Accuracy of the Yee FDTD Scheme for Normal Incidence of Plane Waves on Dielectric and Magnetic Interfaces
Pavel A. Makarov, Vladimir I. Shcheglov
TL;DR
The paper analyzes the accuracy of the Yee FDTD scheme for normal incidence at planar interfaces between lossless media. It derives discrete Fresnel coefficients for two common interface models by translating boundary conditions through Yee update equations and demonstrates that the staggered grid inherently spreads the interface over a transition layer of width one grid cell, producing systematic errors that depend on the discretization and Courant number. A transition-layer model is developed to quantify these errors, with rigorous estimates for both weak and strong impedance contrasts and insights into how numerical dispersion and interface discretization interact.

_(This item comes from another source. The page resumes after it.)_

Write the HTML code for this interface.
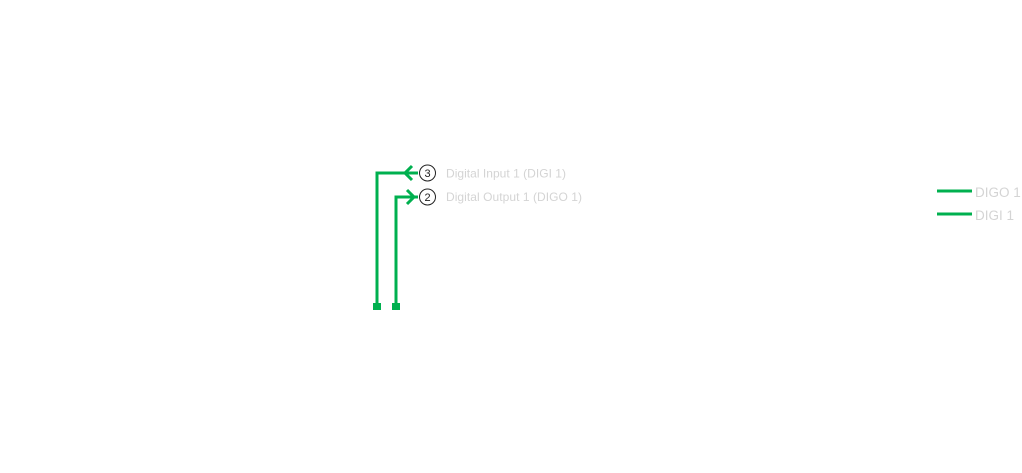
<!DOCTYPE html>
<html><head><style>
body{margin:0;background:#fff;width:1022px;height:468px;overflow:hidden}
text{font-family:"Liberation Sans",sans-serif}
</style></head><body>
<svg width="1022" height="468" viewBox="0 0 1022 468" xmlns="http://www.w3.org/2000/svg">
<g fill="none" stroke="#00b04f" stroke-width="3">
<polyline points="377,305 377,173 418,173"/>
<polyline points="412,166 405,173 412,180"/>
<polyline points="396,305 396,197 418,197"/>
<polyline points="407,190 414,197 407,204"/>
<line x1="937" y1="191" x2="972" y2="191"/>
<line x1="937" y1="214" x2="972" y2="214"/>
</g>
<rect x="373" y="303" width="8" height="7" fill="#00b04f"/>
<rect x="392" y="303" width="8" height="7" fill="#00b04f"/>
<circle cx="427.5" cy="173" r="8" fill="#fff" stroke="#222" stroke-width="1"/>
<circle cx="427.5" cy="197" r="8" fill="#fff" stroke="#222" stroke-width="1"/>
<text x="427.5" y="177" font-size="11" text-anchor="middle" fill="#222">3</text>
<text x="427.5" y="201" font-size="11" text-anchor="middle" fill="#222">2</text>
<text x="446" y="177.5" font-size="12" textLength="120" fill="#d4d4d4">Digital Input 1 (DIGI 1)</text>
<text x="446" y="201" font-size="12" textLength="136" fill="#d4d4d4">Digital Output 1 (DIGO 1)</text>
<text x="975" y="197" font-size="13.5" fill="#d4d4d4">DIGO 1</text>
<text x="975" y="220" font-size="13.5" fill="#d4d4d4">DIGI 1</text>
</svg>
</body></html>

The results establish frequency- and discretization-dependent FDTD Fresnel coefficients that converge to the exact continuous values as Δx → 0, offering practical guidance for grid design and Courant-number selection in photonics and RF simulations.
Abstract
This paper analyzes the accuracy of the standard Yee finite-difference time-domain (FDTD) scheme for simulating normal incidence of harmonic plane waves on planar interfaces between lossless, linear, homogeneous, isotropic media. We consider two common FDTD interface models based on different staggered-grid placements of material parameters. For each, we derive discrete analogs of the Fresnel reflection and transmission coefficients by formulating effective boundary conditions that emerge from the Yee update equations. A key insight is that the staggered grid implicitly spreads the material discontinuity over a transition layer of one spatial step, leading to systematic deviations from exact theory. We quantify these errors via a transition-layer model and provide (i) qualitative criteria predicting the direction and nature of deviations, and (ii) rigorous error estimates for both weak and strong impedance contrasts. Finally, we examine the role of the Courant number in modulating these errors, revealing conditions under which numerical dispersion and interface discretization jointly influence accuracy.